The decision to send Soviet troops into Afghanistan was made on December 12, 1979 at a meeting of the Politburo of the CPSU Central Committee and formalized by a secret resolution of the CPSU Central Committee. The official purpose of the entry was to prevent the threat of foreign military intervention. The Politburo of the CPSU Central Committee used repeated requests from the leadership of Afghanistan as a formal basis.

On December 25, 1979, the entry of Soviet troops into the DRA began in three directions: Kushka-Shindand-Kandahar, Termez-Kunduz-Kabul, Khorog-Fayzabad. The troops landed at the airfields of Kabul, Bagram, and Kandahar.
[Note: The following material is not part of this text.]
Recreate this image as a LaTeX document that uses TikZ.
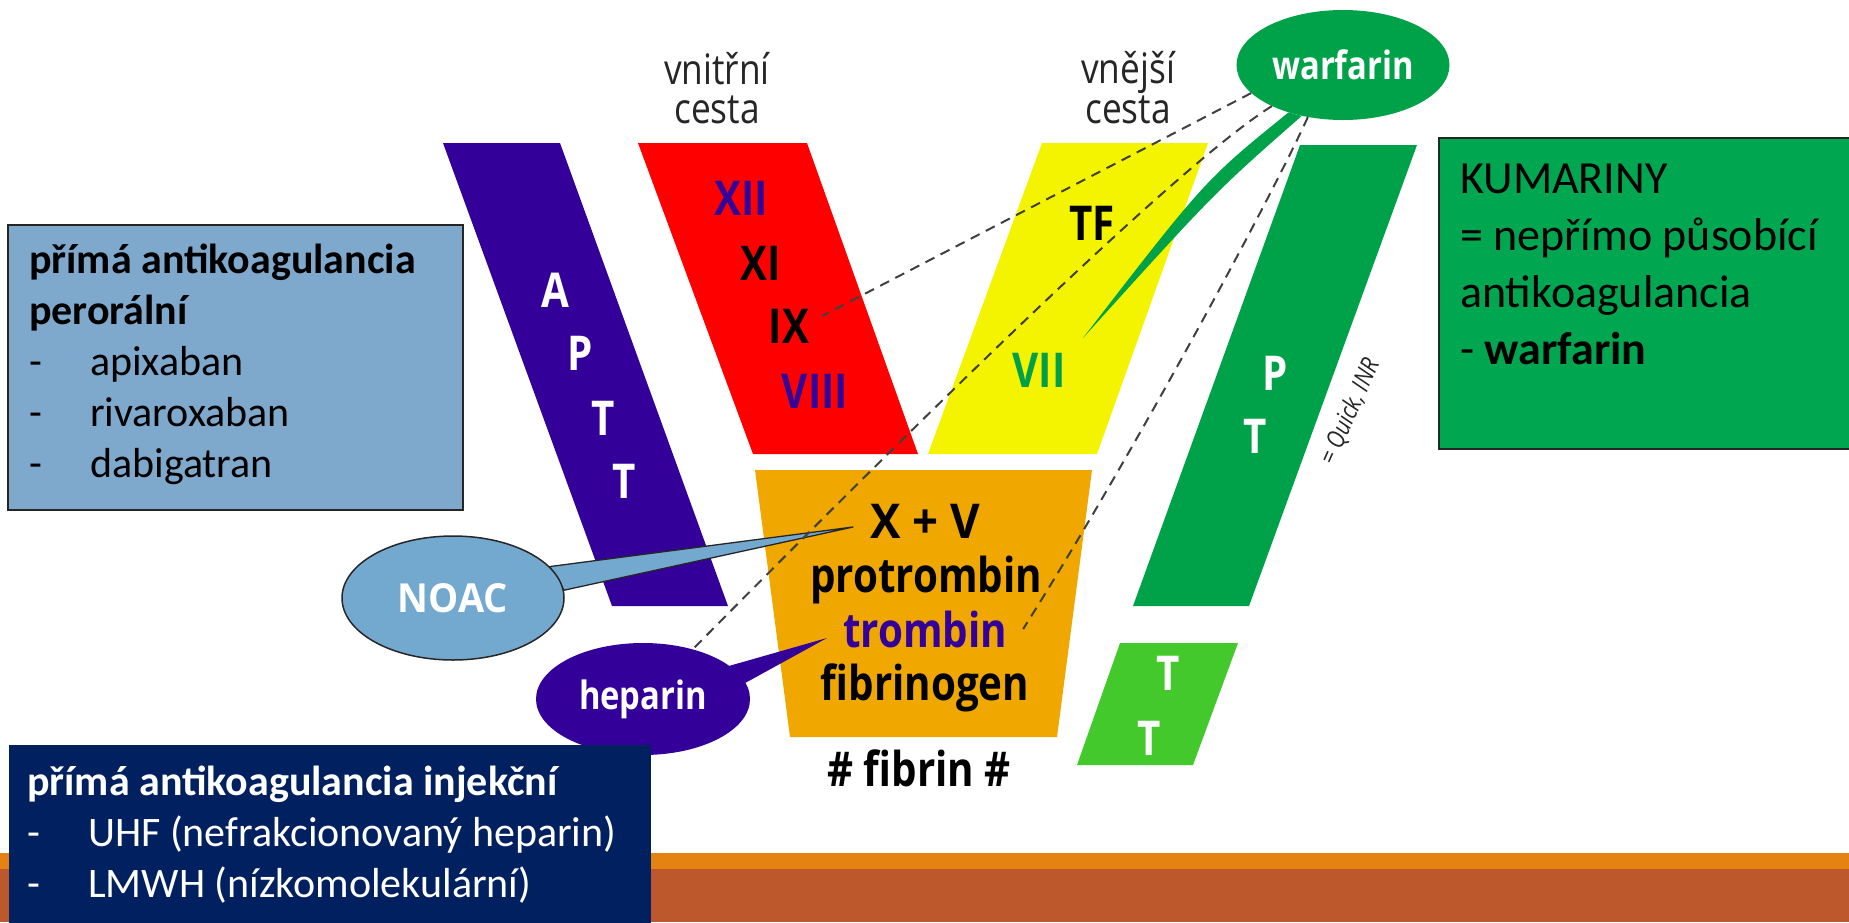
\documentclass[tikz,border=0pt]{standalone}
\usepackage{fontspec}
\setmainfont{Carlito}
\newfontfamily\cb[FakeStretch=0.84]{Open Sans}
\newfontfamily\cbw[FakeStretch=0.95]{Open Sans}
\usetikzlibrary{shapes.geometric}
\definecolor{apttc}{HTML}{330099}
\definecolor{redc}{HTML}{FF0000}
\definecolor{yelc}{HTML}{F4F400}
\definecolor{orc}{HTML}{F0A800}
\definecolor{ptc}{HTML}{00A249}
\definecolor{ttc}{HTML}{44C92C}
\definecolor{facc}{HTML}{00A04A}
\definecolor{boxgreen}{HTML}{00A650}
\definecolor{boxblue}{HTML}{7FA9CC}
\definecolor{noacc}{HTML}{74A9CF}
\definecolor{navyc}{HTML}{002060}
\definecolor{stripec}{HTML}{E48312}
\definecolor{rustc}{HTML}{BD582C}
\pgfdeclarelayer{back}
\pgfdeclarelayer{mid}
\pgfdeclarelayer{front}
\pgfsetlayers{back,mid,main,front}
\begin{document}
\begin{tikzpicture}[x=1pt,y=-1pt,
  lbl/.style={inner sep=0pt, anchor=base, font=\cb\bfseries\fontsize{48}{50}\selectfont},
  pathlabel/.style={inner sep=0pt, anchor=base, font=\cb\fontsize{42}{44}\selectfont, text=black!85},
  bubble/.style={ellipse, inner sep=0pt, text=white, font=\cb\bfseries\fontsize{39}{40}\selectfont},
  boxtext/.style={inner sep=0pt, anchor=base west, font=\fontsize{42}{50}\selectfont},
  kumtext/.style={inner sep=0pt, anchor=base west, font=\fontsize{46}{56}\selectfont},
  effect/.style={draw=black!75, line width=2pt, dash pattern=on 10pt off 7pt},
]
\useasboundingbox (0,0) rectangle (1849,922);

\begin{pgfonlayer}{back}
  \fill[white] (0,0) rectangle (1849,922);
  % bottom decoration
  \fill[stripec] (0,853) rectangle (1849,869);
  \fill[rustc] (0,869) rectangle (1849,922);
  % bands
  \fill[apttc] (443,143) -- (560,143) -- (728,606) -- (612,606) -- cycle;
  \fill[redc] (638,143) -- (807,143) -- (918,454) -- (753,454) -- cycle;
  \fill[yelc] (1042,143) -- (1208,143) -- (1097,454) -- (928,454) -- cycle;
  \fill[ptc] (1300,145) -- (1417,145) -- (1249,606) -- (1133,606) -- cycle;
  \fill[ttc] (1120,643) -- (1238,643) -- (1193,765) -- (1077,765) -- cycle;
  \fill[orc] (755,470) -- (1092,470) -- (1057,737) -- (790,737) -- cycle;
  % side boxes
  \filldraw[fill=boxblue, draw=black!85, line width=1.5pt] (8,225) rectangle (463,510);
  \filldraw[fill=boxgreen, draw=black!85, line width=1.5pt] (1439,138) rectangle (1860,449);
\end{pgfonlayer}

% path labels
\node[pathlabel] (vn1) at (717,84) {vnitřní};
\node[pathlabel] (vn2) at (717,123) {cesta};
\node[pathlabel] (ve1) at (1128,83) {vnější};
\node[pathlabel] (ve2) at (1128,123) {cesta};

% band letters
\node[lbl, text=white] (a1) at (555,307) {A};
\node[lbl, text=white] (a2) at (580,370) {P};
\node[lbl, text=white] (a3) at (603,435) {T};
\node[lbl, text=white] (a4) at (624,498) {T};
\node[lbl, text=apttc] (f12) at (741,215) {XII};
\node[lbl] (f11) at (761,280) {XI};
\node[lbl] (f9) at (789,343) {IX};
\node[lbl, text=apttc] (f8) at (815,408) {VIII};
\node[lbl] (tf) at (1092,240) {TF};
\node[lbl, text=facc] (f7) at (1039,387) {VII};
\node[lbl, text=white] (p1) at (1275,390) {P};
\node[lbl, text=white] (p2) at (1255,453) {T};
\node[lbl, text=white] (t1) at (1168,690) {T};
\node[lbl, text=white] (t2) at (1149,755) {T};
\node[lbl, font=\cbw\bfseries\fontsize{48}{50}\selectfont] (xv) at (925,538) {X + V};
\node[lbl] (protr) at (926,592) {protrombin};
\node[lbl, text=apttc] (tromb) at (925,647) {trombin};
\node[lbl] (fibrg) at (925,700) {fibrinogen};
\node[lbl] (fibrin) at (919,786) {\# fibrin \#};
\node[inner sep=0pt, rotate=66, text=black!85, font=\cb\itshape\fontsize{25}{27}\selectfont] (quick) at (1350,412) {= Quick, INR};

% bubbles
\node[bubble, fill=ptc, minimum width=213pt, minimum height=110pt] (warf) at (1343,65) {warfarin};
\node[bubble, fill=noacc, draw=black!85, line width=1.5pt, minimum width=222pt, minimum height=124pt, font=\cbw\bfseries\fontsize{40}{40}\selectfont] (noac) at (453,598) {NOAC};
\node[bubble, fill=apttc, minimum width=214pt, minimum height=112pt] (hep) at (643,699) {heparin};

\coordinate (noacTip) at (853,527);
\coordinate (hepTip) at (827,638);
\coordinate (warfTip) at (1083,338);

\begin{pgfonlayer}{mid}
  \fill[ptc] (warf.221) .. controls (1205,180) .. (warfTip) .. controls (1215,192) .. (warf.231) -- cycle;
  \filldraw[fill=noacc, draw=black!85, line width=1.3pt, line join=round] (noac.18) -- (noacTip) -- (noac.4) -- cycle;
  \fill[apttc] (hep.21) -- (hepTip) -- (hep.9) -- cycle;
\end{pgfonlayer}

\begin{pgfonlayer}{front}
  \draw[effect] (warf.197) -- ([shift={(13,-10)}]f9.east);
  \draw[effect] (warf.210) .. controls (1170,170) and (880,460) .. (hep.45);
  \draw[effect] (warf.236) .. controls (1270,200) and (1130,460) .. ([xshift=16pt]tromb.east);
  % injection box
  \fill[navyc] (9,745) rectangle (651,930);
  \node[boxtext, text=white, font=\bfseries\fontsize{42}{50}\selectfont] (inj0) at (27,795) {přímá antikoagulancia injekční};
  \node[boxtext, text=white] (inj1d) at (27,846) {-};
  \node[boxtext, text=white] (inj1) at (88,846) {UHF (nefrakcionovaný heparin)};
  \node[boxtext, text=white] (inj2d) at (27,897) {-};
  \node[boxtext, text=white] (inj2) at (88,897) {LMWH (nízkomolekulární)};
\end{pgfonlayer}

% oral box text
\node[boxtext, font=\bfseries\fontsize{42}{50}\selectfont] (or0) at (29,273) {přímá antikoagulancia};
\node[boxtext, font=\bfseries\fontsize{42}{50}\selectfont] (or1) at (29,324) {perorální};
\node[boxtext] (or2d) at (29,375) {-};
\node[boxtext] (or2) at (90,375) {apixaban};
\node[boxtext] (or3d) at (29,426) {-};
\node[boxtext] (or3) at (90,426) {rivaroxaban};
\node[boxtext] (or4d) at (29,477) {-};
\node[boxtext] (or4) at (90,477) {dabigatran};

% coumarin box text
\node[kumtext] (k0) at (1460,193) {KUMARINY};
\node[kumtext] (k1) at (1460,250) {= nepřímo působící};
\node[kumtext] (k2) at (1460,307) {antikoagulancia};
\node[kumtext] (k3) at (1460,364) {- \textbf{warfarin}};
\end{tikzpicture}
\end{document}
Soviet troops have been in the country since December 25, 1979; they acted on the side of the government of the Democratic Republic of Afghanistan.

On May 15, 1988, the withdrawal of Soviet troops from Afghanistan began. The operation was led by the last commander of the limited contingent, Lieutenant General Boris Gromov. On February 15, 1989, Soviet troops were completely withdrawn from the country.

A limited contingent of Soviet troops (OKSV) was directly involved in the flaring up in Afghanistan civil war, and became its active participant.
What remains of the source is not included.